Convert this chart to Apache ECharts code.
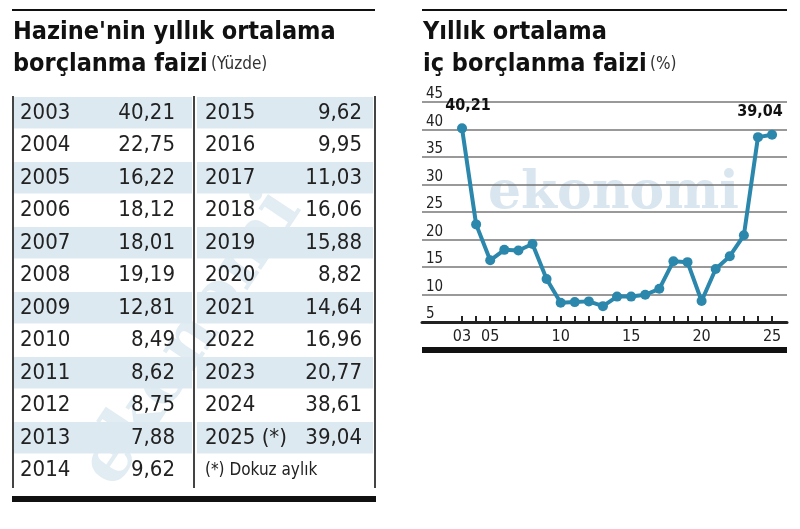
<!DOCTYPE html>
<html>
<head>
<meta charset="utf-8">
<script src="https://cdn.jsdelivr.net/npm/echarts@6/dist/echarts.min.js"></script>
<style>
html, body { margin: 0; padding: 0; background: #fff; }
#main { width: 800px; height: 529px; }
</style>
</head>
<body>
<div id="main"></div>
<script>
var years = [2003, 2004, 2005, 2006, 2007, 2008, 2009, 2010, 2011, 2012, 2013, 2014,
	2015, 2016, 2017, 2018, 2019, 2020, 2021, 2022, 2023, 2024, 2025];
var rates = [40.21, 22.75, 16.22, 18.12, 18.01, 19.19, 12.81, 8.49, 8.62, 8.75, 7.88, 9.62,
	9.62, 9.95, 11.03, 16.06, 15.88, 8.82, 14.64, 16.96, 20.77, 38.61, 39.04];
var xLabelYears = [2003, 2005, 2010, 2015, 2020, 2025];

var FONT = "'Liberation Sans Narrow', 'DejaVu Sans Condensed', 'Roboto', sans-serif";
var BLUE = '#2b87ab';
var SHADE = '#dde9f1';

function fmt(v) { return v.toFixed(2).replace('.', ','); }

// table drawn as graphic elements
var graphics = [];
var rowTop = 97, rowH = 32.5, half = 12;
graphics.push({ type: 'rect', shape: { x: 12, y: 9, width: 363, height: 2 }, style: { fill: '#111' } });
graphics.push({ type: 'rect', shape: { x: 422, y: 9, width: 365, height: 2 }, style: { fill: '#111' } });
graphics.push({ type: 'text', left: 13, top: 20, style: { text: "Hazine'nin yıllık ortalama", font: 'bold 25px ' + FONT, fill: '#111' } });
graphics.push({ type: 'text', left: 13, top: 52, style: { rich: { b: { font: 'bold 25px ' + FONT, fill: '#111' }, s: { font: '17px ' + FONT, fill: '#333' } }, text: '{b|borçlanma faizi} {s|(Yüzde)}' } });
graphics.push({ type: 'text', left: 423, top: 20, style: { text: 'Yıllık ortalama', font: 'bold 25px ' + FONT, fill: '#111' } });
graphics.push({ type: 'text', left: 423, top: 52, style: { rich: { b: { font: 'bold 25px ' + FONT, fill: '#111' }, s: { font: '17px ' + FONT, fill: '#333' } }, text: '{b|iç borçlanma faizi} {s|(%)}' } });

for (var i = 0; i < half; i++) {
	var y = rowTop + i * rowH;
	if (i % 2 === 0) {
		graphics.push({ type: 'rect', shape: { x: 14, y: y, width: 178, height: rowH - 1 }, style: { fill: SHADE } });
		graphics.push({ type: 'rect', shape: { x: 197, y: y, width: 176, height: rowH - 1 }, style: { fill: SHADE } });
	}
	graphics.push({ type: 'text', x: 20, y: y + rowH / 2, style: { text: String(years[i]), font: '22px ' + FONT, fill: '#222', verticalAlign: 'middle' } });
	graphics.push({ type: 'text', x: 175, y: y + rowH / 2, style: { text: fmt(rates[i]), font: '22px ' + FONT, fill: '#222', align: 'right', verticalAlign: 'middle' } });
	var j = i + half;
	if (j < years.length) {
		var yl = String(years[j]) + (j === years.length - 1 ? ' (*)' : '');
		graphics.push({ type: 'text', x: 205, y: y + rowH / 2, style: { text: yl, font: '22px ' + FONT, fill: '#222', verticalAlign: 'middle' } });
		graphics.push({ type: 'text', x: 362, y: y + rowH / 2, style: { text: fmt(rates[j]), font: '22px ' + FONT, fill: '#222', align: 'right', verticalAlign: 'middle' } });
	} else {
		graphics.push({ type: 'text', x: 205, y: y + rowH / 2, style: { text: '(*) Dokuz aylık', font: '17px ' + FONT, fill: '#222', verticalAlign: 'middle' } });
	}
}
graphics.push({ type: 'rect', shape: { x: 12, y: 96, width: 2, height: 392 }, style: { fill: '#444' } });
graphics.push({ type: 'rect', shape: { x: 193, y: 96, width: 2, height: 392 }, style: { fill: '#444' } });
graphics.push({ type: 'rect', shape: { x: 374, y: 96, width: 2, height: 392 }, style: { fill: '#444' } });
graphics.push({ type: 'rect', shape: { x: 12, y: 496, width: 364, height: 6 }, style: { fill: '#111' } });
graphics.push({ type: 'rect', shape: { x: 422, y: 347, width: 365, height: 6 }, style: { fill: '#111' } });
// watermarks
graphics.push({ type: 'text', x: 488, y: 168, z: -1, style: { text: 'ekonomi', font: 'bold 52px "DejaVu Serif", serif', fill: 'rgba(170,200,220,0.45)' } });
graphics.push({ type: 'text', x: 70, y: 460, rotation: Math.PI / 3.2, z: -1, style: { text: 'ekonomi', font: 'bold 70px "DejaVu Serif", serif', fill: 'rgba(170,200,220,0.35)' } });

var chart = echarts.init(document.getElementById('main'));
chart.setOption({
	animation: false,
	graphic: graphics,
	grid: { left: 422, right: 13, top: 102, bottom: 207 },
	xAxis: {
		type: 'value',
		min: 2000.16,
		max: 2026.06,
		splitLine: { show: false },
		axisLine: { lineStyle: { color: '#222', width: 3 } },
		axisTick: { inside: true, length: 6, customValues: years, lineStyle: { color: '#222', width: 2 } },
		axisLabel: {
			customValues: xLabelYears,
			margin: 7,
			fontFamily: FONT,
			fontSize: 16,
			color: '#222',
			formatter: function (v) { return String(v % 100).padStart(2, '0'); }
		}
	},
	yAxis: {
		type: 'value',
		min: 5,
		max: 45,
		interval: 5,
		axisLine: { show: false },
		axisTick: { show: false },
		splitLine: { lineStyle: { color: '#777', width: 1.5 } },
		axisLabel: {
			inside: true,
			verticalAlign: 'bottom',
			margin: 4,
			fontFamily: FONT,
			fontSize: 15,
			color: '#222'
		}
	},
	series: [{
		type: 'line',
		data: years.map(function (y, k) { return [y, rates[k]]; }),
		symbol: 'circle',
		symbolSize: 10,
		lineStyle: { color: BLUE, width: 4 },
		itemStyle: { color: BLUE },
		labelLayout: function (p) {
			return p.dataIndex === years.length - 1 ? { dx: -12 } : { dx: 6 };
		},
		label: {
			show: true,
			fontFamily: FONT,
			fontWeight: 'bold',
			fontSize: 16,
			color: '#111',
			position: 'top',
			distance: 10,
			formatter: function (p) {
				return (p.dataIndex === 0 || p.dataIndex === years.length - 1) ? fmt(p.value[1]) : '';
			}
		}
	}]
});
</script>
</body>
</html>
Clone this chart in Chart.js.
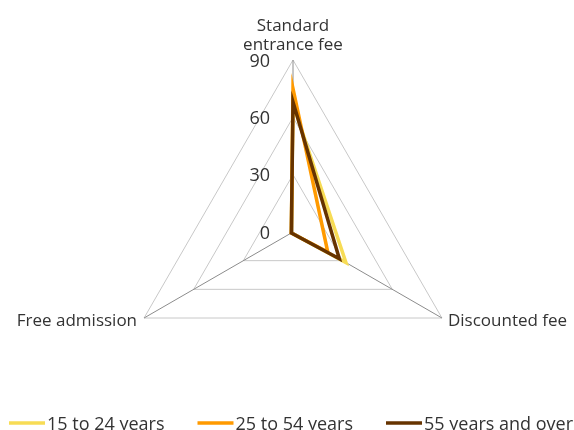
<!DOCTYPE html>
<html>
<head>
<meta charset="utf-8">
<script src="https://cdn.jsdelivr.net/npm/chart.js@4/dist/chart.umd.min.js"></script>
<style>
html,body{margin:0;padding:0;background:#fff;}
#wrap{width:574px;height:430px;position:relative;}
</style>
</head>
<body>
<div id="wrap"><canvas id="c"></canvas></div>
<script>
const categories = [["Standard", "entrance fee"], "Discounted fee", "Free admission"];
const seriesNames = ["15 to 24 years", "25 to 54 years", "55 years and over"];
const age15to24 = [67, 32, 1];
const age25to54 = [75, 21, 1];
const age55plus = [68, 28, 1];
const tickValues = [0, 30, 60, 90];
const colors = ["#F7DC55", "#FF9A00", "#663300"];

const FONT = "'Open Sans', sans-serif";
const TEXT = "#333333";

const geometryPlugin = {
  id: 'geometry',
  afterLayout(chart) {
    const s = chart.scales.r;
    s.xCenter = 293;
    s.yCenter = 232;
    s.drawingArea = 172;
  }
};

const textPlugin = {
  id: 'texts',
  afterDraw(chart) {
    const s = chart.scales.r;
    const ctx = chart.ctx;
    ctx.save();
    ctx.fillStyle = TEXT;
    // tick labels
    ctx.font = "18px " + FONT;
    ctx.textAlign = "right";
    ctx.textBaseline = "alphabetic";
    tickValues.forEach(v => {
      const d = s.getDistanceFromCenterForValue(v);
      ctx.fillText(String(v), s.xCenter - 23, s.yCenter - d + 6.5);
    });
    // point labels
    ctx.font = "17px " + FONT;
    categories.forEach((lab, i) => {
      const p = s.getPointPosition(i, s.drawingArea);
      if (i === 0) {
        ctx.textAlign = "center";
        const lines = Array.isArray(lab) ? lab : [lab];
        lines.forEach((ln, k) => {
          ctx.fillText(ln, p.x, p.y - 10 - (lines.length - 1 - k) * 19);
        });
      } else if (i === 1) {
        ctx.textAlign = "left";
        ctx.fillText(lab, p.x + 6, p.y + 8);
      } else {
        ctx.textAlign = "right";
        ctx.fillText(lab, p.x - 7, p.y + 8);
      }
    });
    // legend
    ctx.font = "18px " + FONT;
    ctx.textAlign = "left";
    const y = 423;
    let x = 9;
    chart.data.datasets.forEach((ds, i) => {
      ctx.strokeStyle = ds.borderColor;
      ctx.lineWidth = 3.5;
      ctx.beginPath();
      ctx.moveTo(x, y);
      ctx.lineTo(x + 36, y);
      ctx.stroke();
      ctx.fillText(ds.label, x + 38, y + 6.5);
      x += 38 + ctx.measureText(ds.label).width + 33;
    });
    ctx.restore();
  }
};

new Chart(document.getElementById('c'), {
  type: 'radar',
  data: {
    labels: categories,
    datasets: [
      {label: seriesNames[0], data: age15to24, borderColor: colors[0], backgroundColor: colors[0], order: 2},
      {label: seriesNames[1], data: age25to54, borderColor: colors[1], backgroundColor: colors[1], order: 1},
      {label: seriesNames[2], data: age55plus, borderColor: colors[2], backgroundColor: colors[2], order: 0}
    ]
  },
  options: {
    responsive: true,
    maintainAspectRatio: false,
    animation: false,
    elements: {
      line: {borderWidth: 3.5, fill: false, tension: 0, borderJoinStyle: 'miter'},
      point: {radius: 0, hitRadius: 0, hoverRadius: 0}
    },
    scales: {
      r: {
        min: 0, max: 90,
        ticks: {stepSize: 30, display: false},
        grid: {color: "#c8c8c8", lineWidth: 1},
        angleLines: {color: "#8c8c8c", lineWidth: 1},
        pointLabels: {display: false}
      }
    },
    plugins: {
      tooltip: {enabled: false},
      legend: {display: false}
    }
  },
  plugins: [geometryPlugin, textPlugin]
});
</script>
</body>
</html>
═══
• GOAL OF THE EXERCISE
Leave the pictures out and please restate exactly the lines running from the start of the material through the one with "return v.toFixed(2).replace('.', ',');".

• SOLUTION BELOW
Convert this chart to Apache ECharts code.
<!DOCTYPE html>
<html>
<head>
<meta charset="utf-8">
<script src="https://cdn.jsdelivr.net/npm/echarts@6/dist/echarts.min.js"></script>
<style>
html, body { margin: 0; padding: 0; background: #fff; }
#main { width: 800px; height: 529px; }
</style>
</head>
<body>
<div id="main"></div>
<script>
var years = [2003, 2004, 2005, 2006, 2007, 2008, 2009, 2010, 2011, 2012, 2013, 2014,
	2015, 2016, 2017, 2018, 2019, 2020, 2021, 2022, 2023, 2024, 2025];
var rates = [40.21, 22.75, 16.22, 18.12, 18.01, 19.19, 12.81, 8.49, 8.62, 8.75, 7.88, 9.62,
	9.62, 9.95, 11.03, 16.06, 15.88, 8.82, 14.64, 16.96, 20.77, 38.61, 39.04];
var xLabelYears = [2003, 2005, 2010, 2015, 2020, 2025];

var FONT = "'Liberation Sans Narrow', 'DejaVu Sans Condensed', 'Roboto', sans-serif";
var BLUE = '#2b87ab';
var SHADE = '#dde9f1';

function fmt(v) { return v.toFixed(2).replace('.', ','); }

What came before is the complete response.